**Your objective:** Select from the data all lines with the word "diagram".

[Records with drawing code]
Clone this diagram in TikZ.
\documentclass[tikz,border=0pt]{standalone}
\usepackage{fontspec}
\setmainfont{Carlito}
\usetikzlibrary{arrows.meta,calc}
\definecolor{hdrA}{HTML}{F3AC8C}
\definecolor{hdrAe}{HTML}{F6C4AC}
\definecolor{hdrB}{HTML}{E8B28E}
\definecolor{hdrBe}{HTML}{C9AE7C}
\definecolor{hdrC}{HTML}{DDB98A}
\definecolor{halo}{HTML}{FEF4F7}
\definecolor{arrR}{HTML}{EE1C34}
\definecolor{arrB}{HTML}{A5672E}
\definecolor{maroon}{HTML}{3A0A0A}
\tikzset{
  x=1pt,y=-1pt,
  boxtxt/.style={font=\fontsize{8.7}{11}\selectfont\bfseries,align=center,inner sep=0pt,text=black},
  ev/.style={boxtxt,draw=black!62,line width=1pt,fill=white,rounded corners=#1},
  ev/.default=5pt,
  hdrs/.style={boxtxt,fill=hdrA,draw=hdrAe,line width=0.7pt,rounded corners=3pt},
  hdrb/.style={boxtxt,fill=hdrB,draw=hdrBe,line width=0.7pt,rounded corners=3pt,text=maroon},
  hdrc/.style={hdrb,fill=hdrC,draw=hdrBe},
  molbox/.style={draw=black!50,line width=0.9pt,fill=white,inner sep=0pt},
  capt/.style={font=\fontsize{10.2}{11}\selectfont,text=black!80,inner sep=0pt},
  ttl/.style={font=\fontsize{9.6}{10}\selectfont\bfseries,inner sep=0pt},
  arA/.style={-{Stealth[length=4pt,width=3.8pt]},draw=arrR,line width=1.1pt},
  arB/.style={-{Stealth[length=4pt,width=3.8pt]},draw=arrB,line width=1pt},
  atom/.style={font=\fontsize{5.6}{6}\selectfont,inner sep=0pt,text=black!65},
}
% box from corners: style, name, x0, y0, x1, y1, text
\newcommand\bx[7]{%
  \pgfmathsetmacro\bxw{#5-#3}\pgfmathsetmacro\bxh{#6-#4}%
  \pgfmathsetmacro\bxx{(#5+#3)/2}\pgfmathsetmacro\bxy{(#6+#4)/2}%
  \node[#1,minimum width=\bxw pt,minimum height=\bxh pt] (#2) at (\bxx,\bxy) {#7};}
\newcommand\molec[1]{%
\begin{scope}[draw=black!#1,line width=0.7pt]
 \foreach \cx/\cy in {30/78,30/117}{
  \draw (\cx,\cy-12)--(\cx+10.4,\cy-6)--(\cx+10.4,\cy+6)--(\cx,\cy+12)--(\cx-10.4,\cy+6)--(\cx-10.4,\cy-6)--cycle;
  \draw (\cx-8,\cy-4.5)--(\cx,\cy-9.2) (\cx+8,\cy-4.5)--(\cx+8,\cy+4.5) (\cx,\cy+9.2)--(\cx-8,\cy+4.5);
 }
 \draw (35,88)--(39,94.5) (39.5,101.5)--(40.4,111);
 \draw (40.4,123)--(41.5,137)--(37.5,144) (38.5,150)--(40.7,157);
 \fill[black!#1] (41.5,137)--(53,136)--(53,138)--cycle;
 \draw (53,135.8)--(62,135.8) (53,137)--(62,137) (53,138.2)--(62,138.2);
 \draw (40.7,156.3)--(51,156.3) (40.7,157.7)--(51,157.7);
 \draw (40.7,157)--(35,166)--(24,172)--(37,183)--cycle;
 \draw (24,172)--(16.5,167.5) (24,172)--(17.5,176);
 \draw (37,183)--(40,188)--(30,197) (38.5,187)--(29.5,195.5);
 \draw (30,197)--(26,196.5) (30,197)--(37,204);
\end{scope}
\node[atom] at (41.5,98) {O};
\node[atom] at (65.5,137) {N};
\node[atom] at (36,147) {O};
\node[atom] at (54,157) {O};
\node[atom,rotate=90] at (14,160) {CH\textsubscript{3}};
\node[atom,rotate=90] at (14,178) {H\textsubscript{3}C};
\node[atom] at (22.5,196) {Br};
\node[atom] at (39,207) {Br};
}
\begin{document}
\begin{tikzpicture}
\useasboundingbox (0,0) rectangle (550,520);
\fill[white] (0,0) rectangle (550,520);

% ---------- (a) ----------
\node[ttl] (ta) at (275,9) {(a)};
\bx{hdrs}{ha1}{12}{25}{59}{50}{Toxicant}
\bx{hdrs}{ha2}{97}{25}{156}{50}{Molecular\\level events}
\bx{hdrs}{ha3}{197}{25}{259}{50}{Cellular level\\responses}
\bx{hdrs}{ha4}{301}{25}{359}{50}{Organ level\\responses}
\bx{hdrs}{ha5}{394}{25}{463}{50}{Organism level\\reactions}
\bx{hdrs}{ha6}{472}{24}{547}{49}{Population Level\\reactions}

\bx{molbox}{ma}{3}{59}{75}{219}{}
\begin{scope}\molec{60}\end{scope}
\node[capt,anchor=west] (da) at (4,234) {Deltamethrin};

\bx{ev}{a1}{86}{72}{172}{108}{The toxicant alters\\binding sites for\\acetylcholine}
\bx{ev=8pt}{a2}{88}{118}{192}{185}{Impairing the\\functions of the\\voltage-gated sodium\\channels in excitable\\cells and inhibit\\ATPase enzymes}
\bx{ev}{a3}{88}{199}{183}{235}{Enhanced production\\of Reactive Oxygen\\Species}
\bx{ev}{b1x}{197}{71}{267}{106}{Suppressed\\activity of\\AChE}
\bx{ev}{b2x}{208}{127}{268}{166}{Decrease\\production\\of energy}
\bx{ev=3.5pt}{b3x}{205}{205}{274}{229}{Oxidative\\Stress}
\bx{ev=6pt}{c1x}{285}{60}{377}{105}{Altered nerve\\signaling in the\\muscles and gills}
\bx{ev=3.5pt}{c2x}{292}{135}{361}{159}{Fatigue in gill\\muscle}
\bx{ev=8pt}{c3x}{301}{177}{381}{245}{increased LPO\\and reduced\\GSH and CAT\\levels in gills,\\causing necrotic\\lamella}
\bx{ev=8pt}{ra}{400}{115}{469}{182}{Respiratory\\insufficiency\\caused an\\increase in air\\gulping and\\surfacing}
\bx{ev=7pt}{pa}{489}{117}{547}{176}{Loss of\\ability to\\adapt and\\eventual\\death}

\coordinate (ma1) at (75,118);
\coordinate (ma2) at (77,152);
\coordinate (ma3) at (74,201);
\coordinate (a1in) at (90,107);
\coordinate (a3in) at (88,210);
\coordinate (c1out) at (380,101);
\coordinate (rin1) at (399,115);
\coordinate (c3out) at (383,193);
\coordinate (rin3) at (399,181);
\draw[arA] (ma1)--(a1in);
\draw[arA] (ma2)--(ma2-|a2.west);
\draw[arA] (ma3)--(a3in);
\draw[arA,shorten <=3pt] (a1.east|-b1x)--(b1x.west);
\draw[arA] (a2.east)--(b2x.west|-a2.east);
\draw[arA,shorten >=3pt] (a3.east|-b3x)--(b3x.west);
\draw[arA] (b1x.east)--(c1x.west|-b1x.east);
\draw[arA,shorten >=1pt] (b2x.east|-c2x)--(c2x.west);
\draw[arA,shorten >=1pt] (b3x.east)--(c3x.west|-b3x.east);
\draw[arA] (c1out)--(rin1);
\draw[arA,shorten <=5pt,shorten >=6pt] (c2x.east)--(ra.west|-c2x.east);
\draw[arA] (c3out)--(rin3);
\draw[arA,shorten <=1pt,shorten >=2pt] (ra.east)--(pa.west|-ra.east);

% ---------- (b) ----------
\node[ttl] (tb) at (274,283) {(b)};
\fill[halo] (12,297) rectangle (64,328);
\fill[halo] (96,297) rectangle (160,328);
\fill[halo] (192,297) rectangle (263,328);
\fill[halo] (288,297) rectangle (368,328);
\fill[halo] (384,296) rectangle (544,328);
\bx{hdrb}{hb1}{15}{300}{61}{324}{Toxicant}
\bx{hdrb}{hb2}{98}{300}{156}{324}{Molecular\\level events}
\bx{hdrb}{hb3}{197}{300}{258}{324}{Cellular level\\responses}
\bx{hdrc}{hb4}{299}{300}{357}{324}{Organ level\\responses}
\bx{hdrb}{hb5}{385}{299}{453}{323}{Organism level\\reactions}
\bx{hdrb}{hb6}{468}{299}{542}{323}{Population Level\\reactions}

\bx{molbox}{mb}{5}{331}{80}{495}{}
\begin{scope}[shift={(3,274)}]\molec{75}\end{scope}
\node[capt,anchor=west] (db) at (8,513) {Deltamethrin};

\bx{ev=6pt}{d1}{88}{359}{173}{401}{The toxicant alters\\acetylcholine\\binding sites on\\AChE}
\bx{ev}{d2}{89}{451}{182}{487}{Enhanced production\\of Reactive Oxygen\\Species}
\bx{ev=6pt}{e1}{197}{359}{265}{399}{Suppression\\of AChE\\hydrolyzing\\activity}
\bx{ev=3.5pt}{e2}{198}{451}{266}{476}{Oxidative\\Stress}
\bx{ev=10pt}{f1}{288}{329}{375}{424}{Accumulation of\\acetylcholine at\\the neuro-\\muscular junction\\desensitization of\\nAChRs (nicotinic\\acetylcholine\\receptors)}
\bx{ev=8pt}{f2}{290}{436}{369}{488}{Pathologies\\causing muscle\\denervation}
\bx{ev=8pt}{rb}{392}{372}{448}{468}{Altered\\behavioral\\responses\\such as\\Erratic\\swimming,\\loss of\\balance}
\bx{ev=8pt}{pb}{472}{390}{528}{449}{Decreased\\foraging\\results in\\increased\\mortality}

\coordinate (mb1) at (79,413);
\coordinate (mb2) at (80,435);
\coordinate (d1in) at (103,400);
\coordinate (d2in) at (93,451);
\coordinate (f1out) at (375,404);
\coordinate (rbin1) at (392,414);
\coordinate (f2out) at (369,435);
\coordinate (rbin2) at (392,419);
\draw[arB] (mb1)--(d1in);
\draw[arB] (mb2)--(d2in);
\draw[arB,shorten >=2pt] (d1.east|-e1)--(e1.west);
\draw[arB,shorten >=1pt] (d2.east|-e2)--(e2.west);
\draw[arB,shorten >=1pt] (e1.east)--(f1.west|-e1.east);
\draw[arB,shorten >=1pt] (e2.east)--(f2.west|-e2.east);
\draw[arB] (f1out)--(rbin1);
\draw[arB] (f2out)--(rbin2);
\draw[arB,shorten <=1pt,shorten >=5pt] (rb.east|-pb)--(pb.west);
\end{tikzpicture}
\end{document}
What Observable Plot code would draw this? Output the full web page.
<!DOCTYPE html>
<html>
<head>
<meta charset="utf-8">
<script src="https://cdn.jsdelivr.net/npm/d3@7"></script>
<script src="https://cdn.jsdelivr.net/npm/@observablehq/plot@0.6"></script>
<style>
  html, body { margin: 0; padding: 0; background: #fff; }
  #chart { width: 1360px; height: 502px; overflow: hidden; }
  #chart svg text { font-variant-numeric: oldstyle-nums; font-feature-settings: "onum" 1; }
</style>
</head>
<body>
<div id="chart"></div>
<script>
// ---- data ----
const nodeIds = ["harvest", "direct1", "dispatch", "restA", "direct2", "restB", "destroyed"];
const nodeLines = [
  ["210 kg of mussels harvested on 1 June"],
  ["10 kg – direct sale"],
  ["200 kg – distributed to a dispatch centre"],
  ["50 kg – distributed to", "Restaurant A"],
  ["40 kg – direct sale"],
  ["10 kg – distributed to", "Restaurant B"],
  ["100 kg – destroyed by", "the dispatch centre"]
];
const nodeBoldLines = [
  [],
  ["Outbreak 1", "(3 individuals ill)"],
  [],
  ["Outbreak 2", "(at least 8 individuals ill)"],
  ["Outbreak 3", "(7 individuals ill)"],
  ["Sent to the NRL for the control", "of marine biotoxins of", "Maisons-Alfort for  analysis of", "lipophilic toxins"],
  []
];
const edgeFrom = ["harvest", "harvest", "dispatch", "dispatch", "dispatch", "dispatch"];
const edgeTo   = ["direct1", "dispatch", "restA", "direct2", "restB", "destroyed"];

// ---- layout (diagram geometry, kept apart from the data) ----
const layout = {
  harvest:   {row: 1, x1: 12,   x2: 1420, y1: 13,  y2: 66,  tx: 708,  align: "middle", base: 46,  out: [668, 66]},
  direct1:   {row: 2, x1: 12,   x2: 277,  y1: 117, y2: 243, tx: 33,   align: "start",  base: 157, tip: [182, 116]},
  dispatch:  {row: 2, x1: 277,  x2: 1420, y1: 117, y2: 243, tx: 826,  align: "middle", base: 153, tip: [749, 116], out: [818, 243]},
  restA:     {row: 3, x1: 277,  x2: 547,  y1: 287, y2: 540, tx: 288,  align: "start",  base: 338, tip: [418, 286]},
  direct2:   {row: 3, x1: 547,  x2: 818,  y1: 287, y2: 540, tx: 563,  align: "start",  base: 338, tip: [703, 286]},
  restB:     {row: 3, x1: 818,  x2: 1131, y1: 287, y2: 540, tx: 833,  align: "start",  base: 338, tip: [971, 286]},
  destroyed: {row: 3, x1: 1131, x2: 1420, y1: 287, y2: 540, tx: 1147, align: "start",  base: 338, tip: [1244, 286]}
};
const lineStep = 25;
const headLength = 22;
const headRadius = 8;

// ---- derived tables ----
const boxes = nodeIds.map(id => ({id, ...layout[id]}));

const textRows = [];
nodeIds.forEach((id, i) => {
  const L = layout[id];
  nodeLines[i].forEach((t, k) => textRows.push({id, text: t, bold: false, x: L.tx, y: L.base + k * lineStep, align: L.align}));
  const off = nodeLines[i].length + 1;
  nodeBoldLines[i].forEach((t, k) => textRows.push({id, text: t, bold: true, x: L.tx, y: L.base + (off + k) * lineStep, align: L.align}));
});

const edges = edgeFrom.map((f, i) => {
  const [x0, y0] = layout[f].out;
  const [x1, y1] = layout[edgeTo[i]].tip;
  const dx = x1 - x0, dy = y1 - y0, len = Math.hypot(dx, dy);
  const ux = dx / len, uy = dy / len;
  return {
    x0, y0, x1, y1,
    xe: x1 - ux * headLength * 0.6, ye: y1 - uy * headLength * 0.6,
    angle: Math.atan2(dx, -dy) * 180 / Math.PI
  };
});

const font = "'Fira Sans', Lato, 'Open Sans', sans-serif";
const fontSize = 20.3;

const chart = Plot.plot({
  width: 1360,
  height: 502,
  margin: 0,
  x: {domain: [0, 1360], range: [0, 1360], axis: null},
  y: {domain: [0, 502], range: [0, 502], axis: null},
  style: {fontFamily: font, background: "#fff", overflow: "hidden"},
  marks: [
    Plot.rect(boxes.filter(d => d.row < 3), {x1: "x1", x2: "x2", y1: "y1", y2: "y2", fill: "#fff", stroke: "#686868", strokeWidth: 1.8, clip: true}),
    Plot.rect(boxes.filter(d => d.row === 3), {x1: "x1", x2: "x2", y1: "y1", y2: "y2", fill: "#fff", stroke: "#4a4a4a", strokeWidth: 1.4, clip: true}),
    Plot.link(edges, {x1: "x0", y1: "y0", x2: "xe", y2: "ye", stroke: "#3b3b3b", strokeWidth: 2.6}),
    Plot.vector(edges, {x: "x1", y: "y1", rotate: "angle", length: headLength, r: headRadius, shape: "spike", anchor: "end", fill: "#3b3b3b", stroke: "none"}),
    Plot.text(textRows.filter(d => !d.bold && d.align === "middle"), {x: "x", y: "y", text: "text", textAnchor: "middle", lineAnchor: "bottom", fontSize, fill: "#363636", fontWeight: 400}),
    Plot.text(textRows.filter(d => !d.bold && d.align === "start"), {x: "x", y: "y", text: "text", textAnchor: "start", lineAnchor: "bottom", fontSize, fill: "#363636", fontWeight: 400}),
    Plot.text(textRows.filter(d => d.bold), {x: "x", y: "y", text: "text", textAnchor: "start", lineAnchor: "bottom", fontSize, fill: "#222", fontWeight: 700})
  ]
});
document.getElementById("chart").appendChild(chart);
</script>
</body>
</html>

**Output for this exercise:**
Clone this diagram in TikZ.
// ---- layout (diagram geometry, kept apart from the data) ----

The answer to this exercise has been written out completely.